Waterboarding obscures the issue
In keeping with recent tradition, the New York Times is finally uncovering things the CIA was doing two years ago (destroying evidence). And our National Intelligence Estimate is just now telling us things Iran stopped doing five years ago (making nukes). But as our President displayed after the Intelligence Estimate was released, facts matter little compared to the context you put them in. “I have said Iran is dangerous,” Bush declared, “and the NIE estimate doesn’t do anything to change my opinion about the danger Iran poses to the world - quite the contrary.” Great.
But the New York Times shouldn’t start patting themselves on the back just yet. They too are guilty of Bush-style logic, jumping to the easiest, most convenient explanation as to why the two Interrogation tapes were destroyed. Notice their attempt to put the headline “9/11 Panel Study Finds that CIA Withheld Tapes” into context.
While informative, this info-graphic bears little relation to the far more pressing information in the article it ran next to, except if you assume the interrogation tapes were destroyed because the two Al-Qaeda operatives were waterboarded. The thing is, the 9/11 Panel didn’t ask for the videotapes of the interrogations, only the information that was extracted from them. So if it was the information on the tapes that the CIA was withholding, and nobody cared how they got it, why are we all assuming they were destroyed in 2005 because of a little waterboarding? Doesn’t the fact that the CIA was hiding them prove there might be something on the tapes a little more dangerous than a guy getting water poured on him?
According to the memo from Philip Zelikow, the Executive Director of the 9/11 Commission, the Panel first requested the CIA’s operational cables and internal documents relating to the interrogations. The CIA refused. Then they tried coming up with a list of questions about what the detainees said. Twice the CIA delivered responses that either didn’t satisfy the questions or were deemed insufficient. Then eventually the panel just gave up. The memo basically lays out those three attempts to find out the content of the tapes, and it proves the CIA was determined to keep even a summary of the tapes secret. Then for years the CIA denied even having them. Sure sounds like there was little more than waterboarding going on, yet that point gets lost in the New York Times article. The most important paragraph of the Zelikow memo didn’t even get mentioned by the writer, Mark Manzetti.

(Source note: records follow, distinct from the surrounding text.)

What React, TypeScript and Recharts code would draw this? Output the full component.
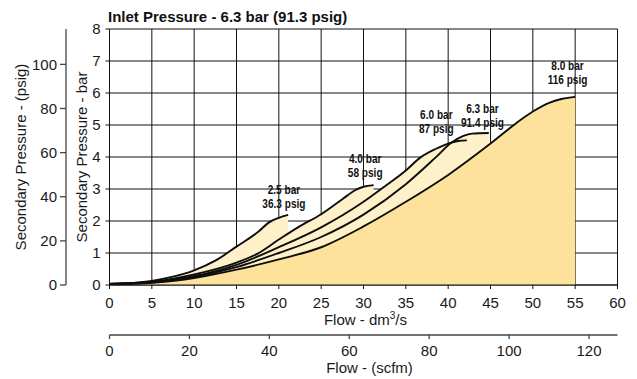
import { ComposedChart, Area, Line, XAxis, YAxis, CartesianGrid, ReferenceDot } from 'recharts';

const FONT = '"Liberation Sans", Arial, Helvetica, sans-serif';

// axis ticks
const flowTicks = [0, 5, 10, 15, 20, 25, 30, 35, 40, 45, 50, 55, 60];
const barTicks = [0, 1, 2, 3, 4, 5, 6, 7, 8];
const psigTicks = [0, 20, 40, 60, 80, 100];
const scfmTicks = [0, 20, 40, 60, 80, 100, 120];

// unit conversions for the secondary axes
const BAR_TO_PSIG = 14.5038;
const DM3S_TO_SCFM = 2.11888;

// flow (dm3/s) vs secondary pressure (bar)
const curve25 = [
  { x: 0, y: 0.04 }, { x: 2.5, y: 0.06 }, { x: 5, y: 0.13 }, { x: 7.5, y: 0.26 },
  { x: 10, y: 0.46 }, { x: 12.5, y: 0.76 }, { x: 15, y: 1.2 }, { x: 17.6, y: 1.67 },
  { x: 18.8, y: 1.95 }, { x: 20, y: 2.1 }, { x: 21.1, y: 2.19 },
];
const curve40 = [
  { x: 0, y: 0.03 }, { x: 5, y: 0.1 }, { x: 10, y: 0.33 }, { x: 15, y: 0.7 },
  { x: 17.5, y: 0.98 }, { x: 20, y: 1.42 }, { x: 22.5, y: 1.84 }, { x: 25, y: 2.21 },
  { x: 27.5, y: 2.68 }, { x: 29, y: 2.96 }, { x: 30, y: 3.07 }, { x: 31.2, y: 3.12 },
];
const curve60 = [
  { x: 0, y: 0.03 }, { x: 5, y: 0.09 }, { x: 10, y: 0.28 }, { x: 15, y: 0.63 },
  { x: 20, y: 1.18 }, { x: 25, y: 1.8 }, { x: 30, y: 2.6 }, { x: 32.5, y: 3.08 },
  { x: 35, y: 3.58 }, { x: 36.7, y: 3.98 }, { x: 38.5, y: 4.25 }, { x: 40, y: 4.42 },
  { x: 41.2, y: 4.5 }, { x: 42.2, y: 4.52 },
];
const curve63 = [
  { x: 0, y: 0.03 }, { x: 5, y: 0.08 }, { x: 10, y: 0.25 }, { x: 15, y: 0.56 },
  { x: 20, y: 1.0 }, { x: 25, y: 1.5 }, { x: 30, y: 2.2 }, { x: 35, y: 3.15 },
  { x: 38.5, y: 3.98 }, { x: 40.4, y: 4.45 }, { x: 41.8, y: 4.66 }, { x: 42.8, y: 4.73 },
  { x: 44.8, y: 4.75 },
];
const curve80 = [
  { x: 0, y: 0.03 }, { x: 5, y: 0.07 }, { x: 10, y: 0.22 }, { x: 15, y: 0.48 },
  { x: 20, y: 0.8 }, { x: 25, y: 1.18 }, { x: 30, y: 1.83 }, { x: 35, y: 2.6 },
  { x: 40, y: 3.44 }, { x: 45, y: 4.42 }, { x: 48, y: 5.05 }, { x: 50, y: 5.42 },
  { x: 52, y: 5.7 }, { x: 53.5, y: 5.82 }, { x: 55, y: 5.88 },
];

const curveNames = ['2.5 bar', '4.0 bar', '6.0 bar', '6.3 bar', '8.0 bar'];
const curvePsig = ['36.3 psig', '58 psig', '87 psig', '91.4 psig', '116 psig'];
const curves = [curve25, curve40, curve60, curve63, curve80];

// where each two-line note sits (centre x, baseline of the lower line)
const noteAnchors = [
  { x: 20.6, y: 2.41 },
  { x: 30.2, y: 3.375 },
  { x: 38.6, y: 4.75 },
  { x: 44.05, y: 4.94 },
  { x: 54.1, y: 6.28 },
];

// the scfm axis has no series of its own, so the chart data carries its ticks
const scfmRows = scfmTicks.map((v) => ({ scfm: v }));

const LIGHT = '#fef0c8';
const DARK = '#fde29b';

function CurveNote(props: any) {
  const { cx, cy, top, bottom } = props;
  // squeeze the bold face to look like the condensed type of the original
  return (
    <g transform={`translate(${cx}, ${cy}) scale(0.84, 1)`}>
      <text x={0} y={0} textAnchor="middle" fontFamily={FONT} fontWeight="bold" fontSize={12} fill="#111">
        <tspan x={0} dy={-14}>{top}</tspan>
        <tspan x={0} dy={14}>{bottom}</tspan>
      </text>
    </g>
  );
}

function RotatedLabel({ viewBox, value, cx }: any) {
  const y = viewBox.y + viewBox.height / 2;
  return (
    <text
      x={cx}
      y={y}
      dy="0.35em"
      transform={`rotate(-90, ${cx}, ${y})`}
      textAnchor="middle"
      fontSize={15}
      fontFamily={FONT}
      fill="#1a1a1a"
    >
      {value}
    </text>
  );
}

function FlowLabel({ viewBox }: any) {
  const x = viewBox.x + viewBox.width / 2 + 2;
  return (
    <text x={x} y={325} textAnchor="middle" fontSize={15} fontFamily={FONT} fill="#1a1a1a">
      <tspan>Flow - dm</tspan>
      <tspan dy={-6} fontSize={10}>3</tspan>
      <tspan dy={6}>/s</tspan>
    </text>
  );
}

function ScfmLabel({ viewBox }: any) {
  const x = viewBox.x + viewBox.width / 2 + 6;
  return (
    <text x={x} y={373} textAnchor="middle" fontSize={15} fontFamily={FONT} fill="#1a1a1a">
      Flow - (scfm)
    </text>
  );
}

const tickStyle = { fill: '#1a1a1a', fontSize: 15, fontFamily: FONT };

export default function App() {
  return (
    <div style={{ position: 'absolute', left: 0, top: 0, width: 637, height: 379, background: '#fff' }}>
      <div
        style={{
          position: 'absolute',
          left: 108,
          top: 8,
          fontFamily: FONT,
          fontWeight: 'bold',
          fontSize: 15,
          lineHeight: '17px',
          color: '#111',
          whiteSpace: 'nowrap',
        }}
      >
        Inlet Pressure - 6.3 bar (91.3 psig)
      </div>
      <ComposedChart
        width={637}
        height={379}
        data={scfmRows}
        margin={{ top: 29, right: 19.5, bottom: 0, left: 0 }}
        style={{ fontFamily: FONT }}
      >
        <XAxis
          xAxisId="dm"
          type="number"
          dataKey="x"
          domain={[0, 60]}
          ticks={flowTicks}
          interval={0}
          allowDataOverflow
          height={50}
          tick={tickStyle}
          tickSize={4}
          tickMargin={8}
          axisLine={{ stroke: '#111' }}
          tickLine={{ stroke: '#111' }}
          label={{ content: (p: any) => <FlowLabel {...p} /> }}
        />
        <XAxis
          xAxisId="scfm"
          type="number"
          dataKey="scfm"
          domain={[0, 60 * DM3S_TO_SCFM]}
          ticks={scfmTicks}
          interval={0}
          allowDataOverflow
          height={44}
          tick={tickStyle}
          tickSize={4}
          tickMargin={6}
          axisLine={{ stroke: '#444', strokeWidth: 1.3 }}
          tickLine={{ stroke: '#444', strokeWidth: 1.3 }}
          label={{ content: (p: any) => <ScfmLabel {...p} /> }}
        />
        <YAxis
          yAxisId="bar"
          type="number"
          domain={[0, 8]}
          ticks={barTicks}
          interval={0}
          allowDataOverflow
          width={43.5}
          tick={tickStyle}
          tickSize={4}
          tickMargin={5}
          axisLine={{ stroke: '#111' }}
          tickLine={{ stroke: '#111' }}
          label={{ content: (p: any) => <RotatedLabel {...p} cx={82} value="Secondary Pressure - bar" /> }}
        />
        <YAxis
          yAxisId="psig"
          type="number"
          domain={[0, 8 * BAR_TO_PSIG]}
          ticks={psigTicks}
          interval={0}
          allowDataOverflow
          width={66}
          tick={tickStyle}
          tickSize={6}
          tickMargin={3}
          axisLine={{ stroke: '#444', strokeWidth: 1.3 }}
          tickLine={{ stroke: '#444', strokeWidth: 1.3 }}
          label={{ content: (p: any) => <RotatedLabel {...p} cx={21} value="Secondary Pressure - (psig)" /> }}
        />

        {curves.map((data, i) => (
          <Area
            key={`area-${i}`}
            xAxisId="dm"
            yAxisId="bar"
            data={data}
            dataKey="y"
            type="monotone"
            stroke="none"
            fill={i === curves.length - 1 ? DARK : LIGHT}
            fillOpacity={1}
            isAnimationActive={false}
            activeDot={false}
            dot={false}
          />
        ))}

        <CartesianGrid xAxisId="dm" yAxisId="bar" stroke="#111" strokeWidth={1} />

        {curves.map((data, i) => (
          <Line
            key={`line-${i}`}
            xAxisId="dm"
            yAxisId="bar"
            data={data}
            dataKey="y"
            name={curveNames[i]}
            type="monotone"
            stroke="#0d0d0d"
            strokeWidth={1.9}
            dot={false}
            activeDot={false}
            isAnimationActive={false}
          />
        ))}

        {noteAnchors.map((a, i) => (
          <ReferenceDot
            key={`note-${i}`}
            xAxisId="dm"
            yAxisId="bar"
            x={a.x}
            y={a.y}
            r={0}
            shape={(p: any) => <CurveNote {...p} top={curveNames[i]} bottom={curvePsig[i]} />}
          />
        ))}
      </ComposedChart>
    </div>
  );
}
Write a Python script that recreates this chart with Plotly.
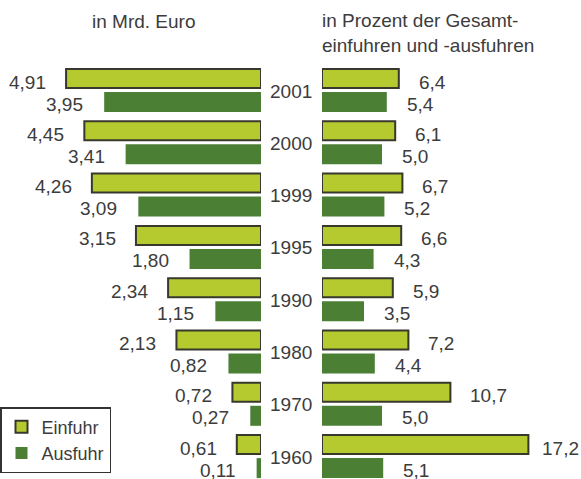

“Late in its investigation, reacting to press allegations that Abu Zubaydah had referred to a Saudi prince in his interrogations, the Commission asked “what information does the CIA have” about whether such assertions were made in Zubaydah’s interrogations. (CIA Question for the Record No. 3, dated May 20, 2004). We knew the CIA believed this was untrue but we asked the question formally to get any relevant information for the record. We cannot find a record of a CIA response. ” - Page 6 of the Zelikow Memo
Philip Zelikow, a former deputy to Condoleezza Rice, makes a vast understatement when he refers to the press allegations surrounding “a Saudi prince.” In fact, Zubayda named four Saudi Princes, at least one of whom was flown out by the Administration in the week after 9/11. At least someone thought there was something to the assertion, because that prince and two others Zubayda named all died in the same week after their names were leaked abroad. Zubayda also attempted to hang himself after making the confession. This story is explained in more detail in an earlier post on this blog and by the journalist who uncovered the story.
I urge everyone to read that link, because unlike me, Gerald Posner has actually talked to sources in the White House and the CIA. I realize that Posner may come off pompous, but his information has been confirmed by at least one other journalist, James Risen, who verified the story with his own sources. Also note that Possner is famous for being a debunker of conspiracy theories, not an advocate of them; and that the CIA never gave any evidence to the 9/11 Commission to disprove Possner’s claims. Now I’m not suggesting everything Zubayda confessed to was true. I have no doubt Zubayda was tortured, and torture tends to produce lots of false leads, which in turn lead to false terror alerts. This is probably why our Administration is such a fan. However, placing these tapes’ destruction in the context of the waterboarding debate obscures the more pressing issue: that these tapes were withheld and destroyed because of their content. And if the content of that tape can produce three dead Saudi princes in one week, there’s probably something to it.
What’s going to be very interesting to see is what the former Head of the National Clandestine Service who gave the order for the tape destruction, Jose Rodriguez, says when he goes before Congress on January 15. There’s been numerous reports proving he consulted CIA and White House lawyers (including Alberto Gonzalez and Chief of Staff David Addington) before destroying the evidence. But requesting immunity was probably a good move on his part, considering he’s been burned twice before by the CIA - once during the Iran-Contra affair, and then again in 1997 when he was demoted for trying to protect his friend from prosecution in the Dominican Republic. Who knows who’s going to go to jail if Rodriguez refuses to be the fall guy this time around.